Chambres

Edward Hopper, Night windows, 1928























Entre elle et moi c’est encore la nuit. Et la pluie.
Comme chaque matin à présent vers 8 heures
je la regarde enfiler des sous-vêtements noirs
dans le miroir. Je ne la vois pas faire sa toilette.
Mais je sais qu’elle la fait. Et s’habille jusqu’à
8 heures 16. Elle court maintenant de pièce en
pièce. La chambre s’éteint. La salle d’eau. Dans
le living elle se courbe sur l’enfant. Un blouson,
une écharpe, un bonnet. À 28 c’est l’extinction.
 À 31 du hall éclairé soudain surgit un vélo.

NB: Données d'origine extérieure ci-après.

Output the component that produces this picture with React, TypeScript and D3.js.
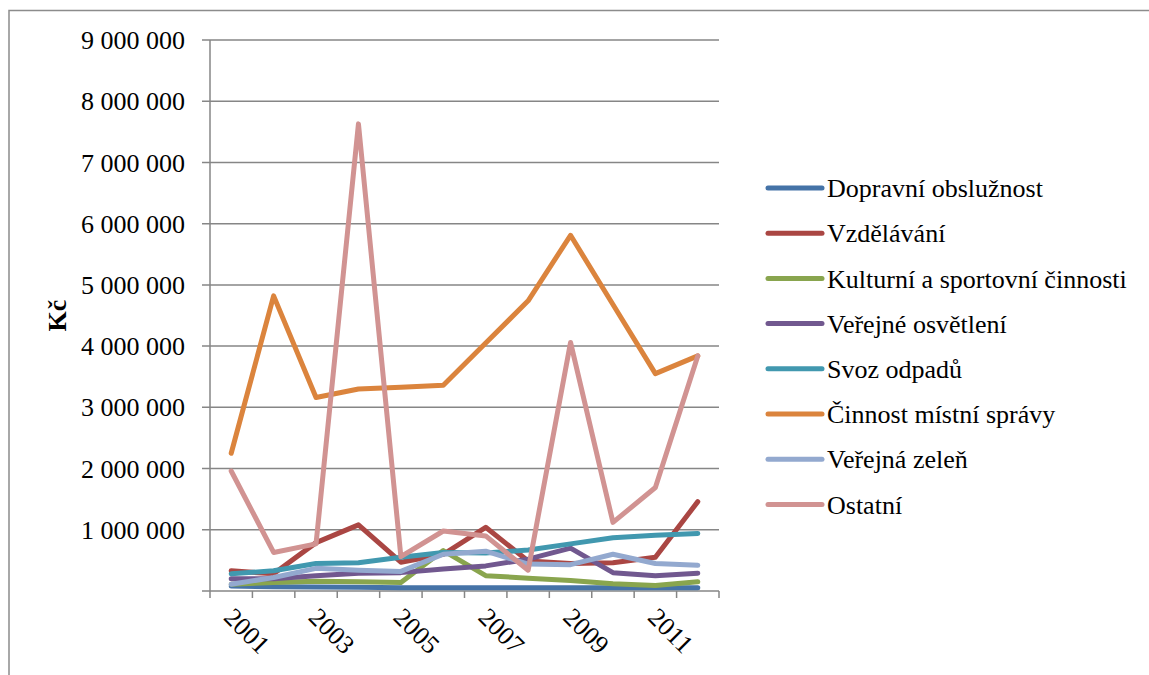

Sur le porte-bagages le petit garçon sous la pluie
patiente, indolent. Le vélo entre ses cuisses elle
tire ses gants, se dresse sur les pédales et un filet
de brume aux lèvres pèse de tout son corps
et disparaît au tournant. Dans mon dos la lumière
s’allume : le couloir. Non. La salle de bain. De
l’eau coule. Bruit de brosses, parfum. La lumière
s’éteint. La porte du salon grince. Elle se penche,
m’embrasse, Elle s’est finalement endormie,
c’est encore ses dents, à ce soir. Elle se drape dans
un manteau, la serrure, clac clac, Tu fermeras
derrière moi ? Un dernier grincement, Hmm hmm.